Again, with Kaufusi back in the fold and Kenny Bromwich on the other edge, Melbourne has more than enough options to move the hulking Asofa-Solomona back to the middle.

But given the success they had playing Asofa-Solomona wide against the Panthers (114 metres, seven tackle busts), it again gives Bellamy more roster flexibility to work with.

And according to Johns, Melbourne’s forward pack in particular is built to target mismatches in the opposition.

“In a game where a lot of players are around the same size and same build these days, they’ve created some beautiful mismatches,” he said.

“Putting Nelson on the edge and this came about almost by accident because my young bloke Cooper had come into the side and they knew they were going to send Kikau at him.

“So, they said: ‘We’re going to put a bodyguard alongside him in Nelson’ and not only do that but the opposite effect is that he found himself against edge defenders and he’s just charging over the top of them.

“On the reverse, the other mismatch is through the middle. Whereas with Nelson it’s big versus small, with Brandon Smith through the middle it is short, stocky and powerful and fast against tired and tall.”

The Roosters though have also experimented with their line-up and come up with the perfect balance that has been key to their turnaround, as Cronk explained.

SYDNEY ROOSTERS

The early struggles and ‘compass’ that put Roosters back on track

The thing about the Roosters is that they’ve always timed their premiership runs to perfection.

Going back to that Fox Sports Lab investigation from 2020, it found that the Roosters had spent just 15 weeks in total at the top of the table since 2010.

But this year it did not necessarily seem like the Roosters were pacing themselves, slowly building towards a title tilt, like they usually do.

Rather, as Cronk put it on ‘The Matty Johns’ podcast, the first half of the season was spent trying to figure out how to get their key position players clicking.

“In previous years they’ve probably got their game and their defence in order earlier,” Cronk said.

“I think for a long period of time this year they were trying to find the balance with their different combinations, Manu in the centres and how that flows into getting his hands onto the ball. [Victor] Radley was out in different stages.
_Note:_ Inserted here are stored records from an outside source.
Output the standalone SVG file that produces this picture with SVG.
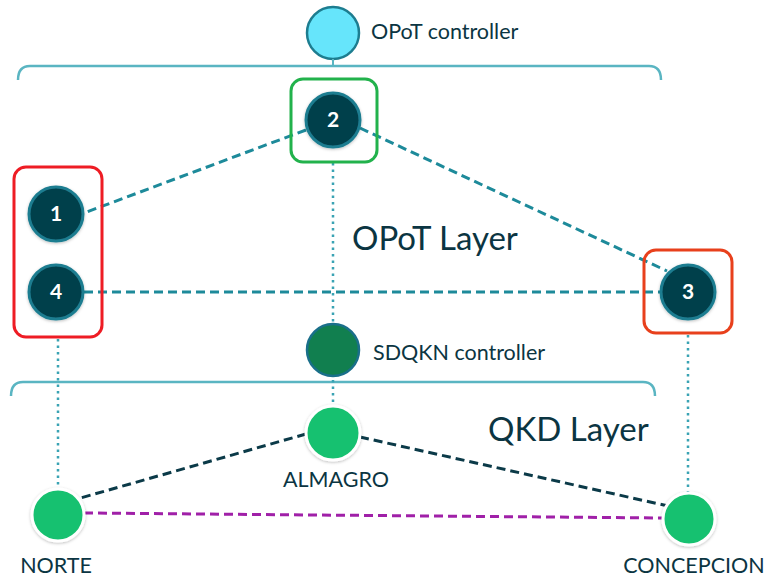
<svg xmlns="http://www.w3.org/2000/svg" width="765" height="580" viewBox="0 0 765 580">
<style>
text{font-family:Lato,"Open Sans","Liberation Sans",sans-serif;fill:#0b3542}
.lbl{font-size:21.5px}
.big{font-size:33px}
.num{font-size:21px;fill:#fff;font-weight:bold;text-anchor:middle}
.opot{fill:#053f4b;stroke:#1d7d90;stroke-width:3}
.qkd{fill:#18c16f;stroke:#fff;stroke-width:3}
.brace{fill:none;stroke:#5ab5c2;stroke-width:2.5}
.teal{stroke:#1d8a9a;stroke-width:3;stroke-dasharray:9 5;fill:none}
.dark{stroke:#0b3a48;stroke-width:3;stroke-dasharray:9 5;fill:none}
.purple{stroke:#a020a8;stroke-width:3;stroke-dasharray:9 5;fill:none}
.dot{stroke:#3aa3b4;stroke-width:2.5;stroke-dasharray:2.5 4;fill:none}
</style>
<defs>
<filter id="sh" x="-30%" y="-30%" width="160%" height="160%"><feDropShadow dx="0" dy="1" stdDeviation="1.5" flood-color="#000" flood-opacity="0.25"/></filter>
</defs>
<g id="braces">
<path class="brace" d="M18,80 Q18,66 30,66 L649,66 Q661,66 661,80"/>
<path class="brace" d="M11,396 Q11,382 23,382 L643,382 Q655,382 655,396"/>
</g>
<g id="connectors">
<line class="dot" x1="333" y1="163" x2="333" y2="324"/>
<line class="dot" x1="333" y1="380" x2="333" y2="407"/>
<line class="dot" x1="58" y1="339" x2="58" y2="489"/>
<line class="dot" x1="688" y1="335" x2="688" y2="492"/>
<line class="teal" x1="306" y1="130" x2="84" y2="213"/>
<line class="teal" x1="360" y1="128" x2="667" y2="271"/>
<line class="teal" x1="84" y1="292" x2="660" y2="292"/>
<line class="dark" x1="306" y1="434" x2="77" y2="499"/>
<line class="dark" x1="360" y1="437" x2="668" y2="506"/>
<line class="purple" x1="84" y1="513" x2="663" y2="518"/>
</g>
<g id="opot-controller">
<circle cx="333" cy="33" r="26" fill="#66e5fb" stroke="#1d7d90" stroke-width="2.5"/>
<line x1="333" y1="59" x2="333" y2="66" stroke="#5ab5c2" stroke-width="2"/>
<text class="lbl" x="371" y="39">OPoT controller</text>
</g>
<g id="node2">
<rect x="291" y="79" width="86" height="83" rx="12" fill="none" stroke="#22b24c" stroke-width="3"/>
<circle class="opot" cx="333" cy="120" r="27" filter="url(#sh)"/>
<text class="num" x="333" y="127">2</text>
</g>
<g id="group14">
<rect x="14" y="167" width="88" height="170" rx="12" fill="none" stroke="#ee1c24" stroke-width="3"/>
</g>
<g id="node1">
<circle class="opot" cx="56" cy="214" r="27" filter="url(#sh)"/>
<text class="num" x="56" y="221">1</text>
</g>
<g id="node4">
<circle class="opot" cx="56" cy="292" r="27" filter="url(#sh)"/>
<text class="num" x="56" y="299">4</text>
</g>
<g id="node3">
<rect x="644" y="250" width="88" height="83" rx="12" fill="none" stroke="#e8401c" stroke-width="3"/>
<circle class="opot" cx="688" cy="292" r="27" filter="url(#sh)"/>
<text class="num" x="688" y="299">3</text>
</g>
<g id="opot-layer">
<text class="big" x="352" y="250">OPoT Layer</text>
</g>
<g id="sdqkn-controller">
<circle cx="333" cy="350" r="26" fill="#117f4f" stroke="#1a6f8a" stroke-width="2.5"/>
<text class="lbl" x="373" y="360">SDQKN controller</text>
</g>
<g id="qkd-layer">
<text class="big" x="488" y="441">QKD Layer</text>
</g>
<g id="almagro">
<circle class="qkd" cx="333" cy="433" r="27" filter="url(#sh)"/>
<text class="lbl" x="336" y="487" text-anchor="middle">ALMAGRO</text>
</g>
<g id="norte">
<circle class="qkd" cx="58" cy="515" r="26" filter="url(#sh)"/>
<text class="lbl" x="56" y="573" text-anchor="middle">NORTE</text>
</g>
<g id="concepcion">
<circle class="qkd" cx="689" cy="519" r="26" filter="url(#sh)"/>
<text class="lbl" x="694" y="573" text-anchor="middle" font-size="21px">CONCEPCION</text>
</g>
</svg>
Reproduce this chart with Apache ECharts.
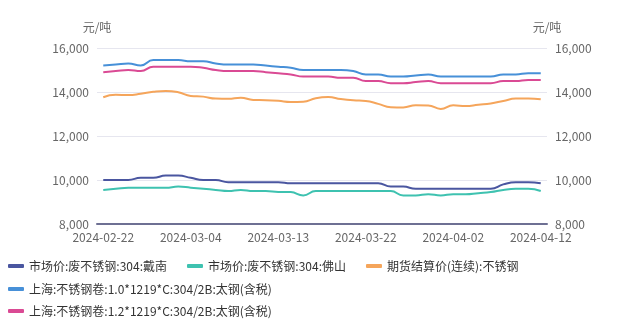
<!DOCTYPE html>
<html><head><meta charset="utf-8">
<script src="https://cdn.jsdelivr.net/npm/echarts@6/dist/echarts.min.js"></script>
<style>html,body{margin:0;padding:0;background:#fff}#c{width:629px;height:325px}</style>
</head><body><div id="c"></div>
<script>
const dates = ['2024-02-22','2024-02-23','2024-02-26','2024-02-27','2024-02-28','2024-02-29','2024-03-01','2024-03-04','2024-03-05','2024-03-06','2024-03-07','2024-03-08','2024-03-11','2024-03-12','2024-03-13','2024-03-14','2024-03-15','2024-03-18','2024-03-19','2024-03-20','2024-03-21','2024-03-22','2024-03-25','2024-03-26','2024-03-27','2024-03-28','2024-03-29','2024-04-01','2024-04-02','2024-04-03','2024-04-07','2024-04-08','2024-04-09','2024-04-10','2024-04-11','2024-04-12'];
const nameDainan = '市场价:废不锈钢:304:戴南';
const nameFoshan = '市场价:废不锈钢:304:佛山';
const nameFutures = '期货结算价(连续):不锈钢';
const nameCoil10 = '上海:不锈钢卷:1.0*1219*C:304/2B:太钢(含税)';
const nameCoil12 = '上海:不锈钢卷:1.2*1219*C:304/2B:太钢(含税)';
const dainan = [10000,10000,10000,10100,10100,10200,10200,10100,10000,10000,9900,9900,9900,9900,9900,9850,9850,9850,9850,9850,9850,9850,9850,9700,9700,9600,9600,9600,9600,9600,9600,9600,9800,9900,9900,9850];
const foshan = [9550,9600,9650,9650,9650,9650,9700,9650,9600,9550,9500,9550,9500,9500,9460,9450,9300,9500,9500,9500,9500,9500,9500,9500,9300,9300,9350,9300,9350,9350,9400,9450,9550,9600,9600,9500];
const futures = [13760,13870,13860,13920,14010,14050,13990,13820,13790,13700,13690,13740,13640,13630,13600,13550,13560,13720,13770,13680,13620,13590,13460,13310,13300,13400,13390,13230,13400,13360,13420,13480,13590,13700,13710,13670];
const coil10 = [15200,15250,15300,15200,15450,15450,15450,15400,15400,15300,15250,15250,15250,15200,15150,15100,15000,15000,15000,15000,14950,14800,14800,14700,14700,14750,14800,14700,14700,14700,14700,14700,14800,14800,14850,14850];
const coil12 = [14900,14950,15000,14950,15150,15150,15150,15150,15100,15000,14950,14950,14950,14900,14850,14800,14700,14700,14700,14650,14650,14500,14500,14400,14400,14450,14500,14400,14400,14400,14400,14400,14500,14500,14550,14550];
const yTicks = {min: 8000, max: 16000, interval: 2000};

const colors = ['#4a56a0','#3ec2b0','#f5a55b','#4790d8','#da4a94'];
const font = '"Noto Sans CJK SC", "Noto Sans", sans-serif';
const chart = echarts.init(document.getElementById('c'), null, {renderer:'canvas'});
const legendBase = {
  left: 3, icon: 'roundRect', itemWidth: 16, itemHeight: 4, itemGap: 20,
  textStyle: {fontSize: 12, color: '#333', fontFamily: font}
};
function mk(name, data, i){
  return {name, type:'line', data, yAxisIndex: 0, symbol:'none', smooth: true,
    lineStyle:{width:2, color: colors[i]}, itemStyle:{color: colors[i]}};
}
const yAxisCommon = (pos) => ({
  type:'value', position: pos, min: yTicks.min, max: yTicks.max, interval: yTicks.interval,
  name:'元/吨', nameTextStyle:{color:'#666', fontSize:12, fontFamily: font},
  axisLine:{show:false}, axisTick:{show:false},
  axisLabel:{color:'#666', fontSize:12, fontFamily: font},
  splitLine:{show: pos==='left', lineStyle:{color:'#e6e6ef'}}
});
chart.setOption({
  animation:false,
  color: colors,
  grid:{left:97, right:82, top:48, bottom:101, containLabel:false},
  legend:[
    Object.assign({top:255, data:[nameDainan, nameFoshan, nameFutures]}, legendBase),
    Object.assign({top:278, data:[nameCoil10]}, legendBase),
    Object.assign({top:300, data:[nameCoil12]}, legendBase)
  ],
  xAxis:{type:'category', data: dates, boundaryGap:true,
    axisLine:{lineStyle:{color:'#6e7093', width:2}}, axisTick:{show:false},
    axisLabel:{interval:6, color:'#666', fontSize:12, fontFamily: font, margin:7}},
  yAxis:[yAxisCommon('left'), yAxisCommon('right')],
  series:[mk(nameDainan,dainan,0), mk(nameFoshan,foshan,1), mk(nameFutures,futures,2), mk(nameCoil10,coil10,3), mk(nameCoil12,coil12,4)]
});
</script></body></html>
Keary as well.”

Part of finding that right balance was working out how best to use Joseph Manu, who proved unstoppable for opposition defences while filling in for Keary in the halves.

Manu averaged 165 metres and 16 tackle busts in two games at five-eighth, one of which ended in a defeat to Penrith while the other saw the Roosters pile 54 points on the Dragons.
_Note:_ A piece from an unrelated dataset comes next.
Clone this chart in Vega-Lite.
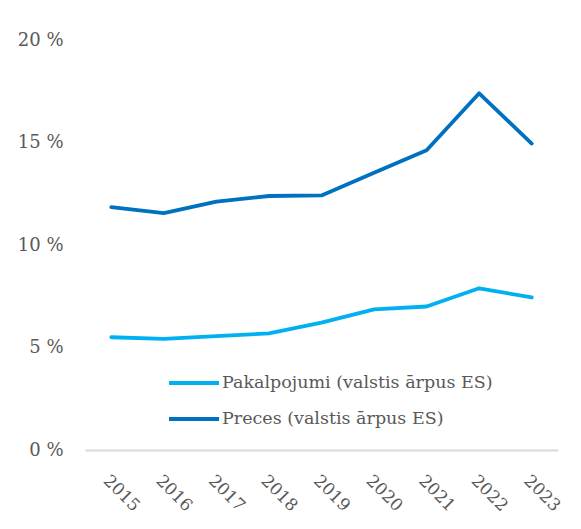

The 26-year-old had two tries, 18 tackle breaks, four linebreaks and two try assists in that win over St. George Illawarra, leaving the Roosters with quite the dilemma.

“I think there’s a question coming for the Roosters beyond this season. How do the Roosters get Joey Manu closer to that footy with Tedesco, Keary and Joey (in the team)?” News Corp journalist Dave Riccio told ‘NRL 360’ at the time.

They were not going to dump Keary or Sam Walker but coach Trent Robinson had a plan, telling reporters Manu had been given a “licence to roam” despite moving back to the centres.

Johns said on SEN 1170 that the combination between Manu and Tedesco has set the “compass” on the Roosters’ season, getting them back on track to premiership contention.

“When Luke came back into the side, I thought how are they going to do this? Because Manu was just driving through the middle,” Johns said.

“Trent Robinson has just basically said to Manu: ‘Anytime you want, anytime you think something is on, just drift inward and he has done it really well Manu’. Him and Tedesco, that’s the key combination for the Roosters, they’re playing great football.”

Cronk said there is a danger with that tactic though, one the Roosters have avoided because Manu is actually going looking to something with the ball.

“The thing about Joseph Manu is sometimes when you swing players from sideline to sideline, you can sort of make it like a computer system and it doesn’t become natural,” he said on ‘The Matty Johns podcast’.

“But what he’s doing right now is he has the freedom to go in and out and it’s actually catching the opposition unaware. He’s actually making a difference.”

That element of the unknown, like Melbourne playing Munster at the back, is what makes both teams so “dangerous” according to Johns.

“There are no secrets in rugby league attack anymore,” he added.

“There are very few new shapes. The best teams sit there and as a side gets into formation straight away they identify it but a player like a Munster, a Brandon Smith, a Manu, a Tedesco who go in and do something completely out of the blue, that is the dangerous stuff.”

The underrated success story up front

Of course, as is the case with Melbourne, the Roosters’ success is also built up front and there has been one unexpected leader at the front in mid-season recruit Matt Lodge.

“I’ve always heard big raps about Matt Lodge and up until this year I didn’t see it,” Johns admitted.

“I thought about the Broncos, I thought he looked cumbersome, I thought he was a liability in defence. He’s been a blessing for the Roosters, he’s been outstanding.”

The Roosters have been hit hard by injury at various points of the season, with Lindsay Collins and Siosiua Taukeiaho set to return this Friday after stints on the sideline.

Lodge though has stood tall in their absence, particularly in the last three rounds, averaging 127 metres and getting through plenty of work in defence.

The return of Collins and Taukeiaho sets up quite the battle up front in what shapes as a blockbuster clash between two competition heavyweights with finals ramifications.

For the Storm, victory on Friday night will guarantee them a spot inside the top four while the Roosters will lock up their spot in the eight with a win.

If anything though, the second half of this year has once again proved the dangers that come with doubting proven success.